The Importance of Using a Licensed Mortgage Administrator

*This post is sponsored by one of The Real Estate Investment Network’s Trusted PartnersNorthLend Financial Inc. To become a contributing editor or to learn about our sponsorship opportunities, please contact us at david@reincanada.com.

*This an important update to the original article published on August 21, 2020, which contained statements that were not accurate or consistent within the guidelines and role of a Mortgage Administrator.
Your REIN team is committed to providing you the most current and accurate information and this article has been amended for the highest level of accuracy.

What is a Mortgage Administrator?

Mortgage administrators track loan agreements and enforce mortgage payments. It is mandatory they have a Financial Services Regulatory Authority (FSRA) license, which allows mortgage administrators to receive payments from you and send them to lenders, taking the work out of managing secured mortgage agreements for you. A mortgage administrator collects payments from the borrower and remits them to the investors and can take enforcement actions. 

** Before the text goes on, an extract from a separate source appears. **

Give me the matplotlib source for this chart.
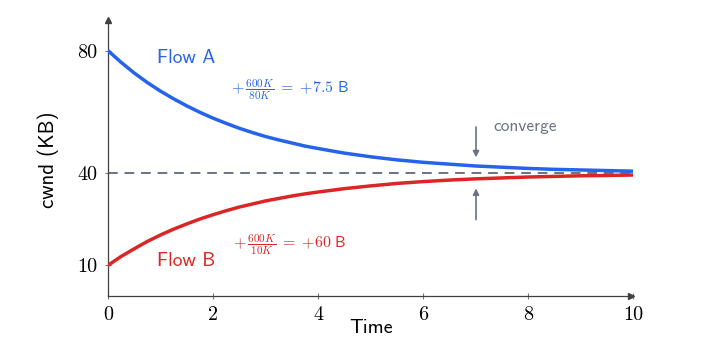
import matplotlib
matplotlib.use("Agg")
import matplotlib.pyplot as plt

# Data
time = [0, 0.25, 0.5, 0.75, 1, 1.25, 1.5, 1.75, 2, 2.25, 2.5, 2.75, 3, 3.25, 3.5, 3.75, 4,
        4.5, 5, 5.5, 6, 6.5, 7, 7.5, 8, 8.5, 9, 9.5, 10]
flow_a = [80, 76.2, 72.7, 69.6, 66.8, 64.3, 62.0, 59.9, 58.0, 56.3, 54.7, 53.3, 52.0, 50.9,
          49.9, 48.9, 48.1, 46.6, 45.4, 44.4, 43.6, 43.0, 42.4, 42.0, 41.6, 41.3, 41.1,
          40.9, 40.7]
flow_b = [10, 12.9, 15.4, 17.8, 19.9, 21.8, 23.5, 25.1, 26.5, 27.8, 29.0, 30.0, 31.0, 31.8,
          32.6, 33.3, 33.9, 35.0, 35.9, 36.7, 37.3, 37.8, 38.2, 38.5, 38.8, 39.0, 39.2,
          39.3, 39.45]
fair_share = 40
x_ticks = [0, 2, 4, 6, 8, 10]
y_ticks = [10, 40, 80]

BLUE = "#2563EB"
RED = "#DC2626"
GRAY = "#6B7280"
AXC = "#404040"

plt.rcParams["mathtext.fontset"] = "cm"

fig = plt.figure(figsize=(7.06, 3.57), dpi=100)
ax = fig.add_axes([108 / 706, 1 - 296 / 357, 525 / 706, 276 / 357])
ax.set_xlim(0, 10)
ax.set_ylim(0, 90)

ax.axhline(fair_share, xmin=0, xmax=1, color=GRAY, lw=1.4, ls=(0, (5, 3.5)), zorder=1)
ax.plot(time, flow_a, color=BLUE, lw=2.5, solid_capstyle="round", solid_joinstyle="round", zorder=3)
ax.plot(time, flow_b, color=RED, lw=2.5, solid_capstyle="round", solid_joinstyle="round", zorder=3)

for s in ["top", "right"]:
    ax.spines[s].set_visible(False)
for s in ["left", "bottom"]:
    ax.spines[s].set_color(AXC)
    ax.spines[s].set_linewidth(0.9)
ax.plot(0.997, 0, marker=">", color=AXC, ms=4, transform=ax.transAxes, clip_on=False)
ax.plot(0, 1, marker="^", color=AXC, ms=4, transform=ax.transAxes, clip_on=False)

ax.set_xticks(x_ticks)
ax.set_yticks(y_ticks)
ax.set_xticklabels([str(v) for v in x_ticks], family="cmr10", fontsize=14.5)
ax.set_yticklabels([str(v) for v in y_ticks], family="cmr10", fontsize=14.5)
ax.tick_params(direction="inout", length=5, width=0.8, color="#777777", pad=5)

ax.set_xlabel("Time", family="cmss10", fontsize=14.5, va="center")
ax.xaxis.set_label_coords(0.501, -0.115)
ax.set_ylabel("cwnd (KB)", family="cmss10", fontsize=15, va="center")
ax.yaxis.set_label_coords(-0.114, 0.493)

ax.text(0.93, 77.7, "Flow A", color=BLUE, family="cmss10", fontsize=14, va="center", ha="left")
ax.text(0.93, 11.5, "Flow B", color=RED, family="cmss10", fontsize=14, va="center", ha="left")

ax.text(2.34, 67.4, r"$+\,\frac{600K}{80K}\;=\;{+7.5}\ \mathsf{B}$", color=BLUE, fontsize=11.5,
        va="center", ha="left")
ax.text(2.38, 16.8, r"$+\,\frac{600K}{10K}\;=\;{+60}\ \mathsf{B}$", color=RED, fontsize=11.5,
        va="center", ha="left")

ax.annotate("", xy=(7.01, 45.2), xytext=(7.01, 55.1),
            arrowprops=dict(arrowstyle="-|>", color=GRAY, lw=1.2, mutation_scale=9,
                            shrinkA=0, shrinkB=0))
ax.annotate("", xy=(7.01, 35.1), xytext=(7.01, 24.9),
            arrowprops=dict(arrowstyle="-|>", color=GRAY, lw=1.2, mutation_scale=9,
                            shrinkA=0, shrinkB=0))
ax.text(7.35, 55.4, "converge", color=GRAY, family="cmss10", fontsize=12.5, va="center", ha="left")

fig.savefig("out.png", dpi=100)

Mortgage Administrator Skills

A mortgage administrator is responsible for proving all necessary information in written agreements with lenders/investors. As outlined in the Compliance Checklist for Mortgage Administrators, the information mortgage administrators must include in the agreements are the following:

1. Name in which the mortgage is registered

2. Circumstances in which the lender/investor may dispose of his/her interest in the mortgage

3. Rights and duties of each lender/investor if a borrower defaults on the mortgage, and the costs for which each lender/investor will be responsible

4. Procedures to follow in case of a foreclosure or power of sale

5. Obligation of the Mortgage Administrator to promptly inform each lender/investor in case of mortgage default, new encumbrances, and other changes that affect the mortgage

Duties & Essential Skills

  • Verify the identity of each lender before entering into an agreement 
  • Always provide your full name and Mortgage Administrator licence number when asked
  • Disclose all fees and related information 
  • Disclose your relationship with the borrower
  • Disclose any and all potential conflict of interest
  • Never administer a mortgage for a lender if you think the investment is unlawful 
  • Return the original documents to the owner when requested at no charge
  • Notify each investor / lender of any potential impacts of the Market Disruption on the performance of the mortgage / mortgage investment being administered
  • Must be properly licensed 
  • Must be clear, concise and logical in written disclosures, consents and acknowledgements
  • Must be detail-oriented 

How to Be A Successful Private Lender

As a private lender, there are fundamental techniques that we need to be successful. Like any business, preparation, planning, and research are essential to ensure a successful outcome. A private lender should always assess the creditworthiness, financial capacity, and character of the borrower before entering a mortgage contract.

Private lenders must think like a bank and put themselves in the right mindset to maximize their returns with the smallest amount of risk. Banks charge as many fees as possible, limiting what they lend out on a specific property and charge high-interest rates. Mimic the techniques the banks employ, and you will find yourself on the path to success.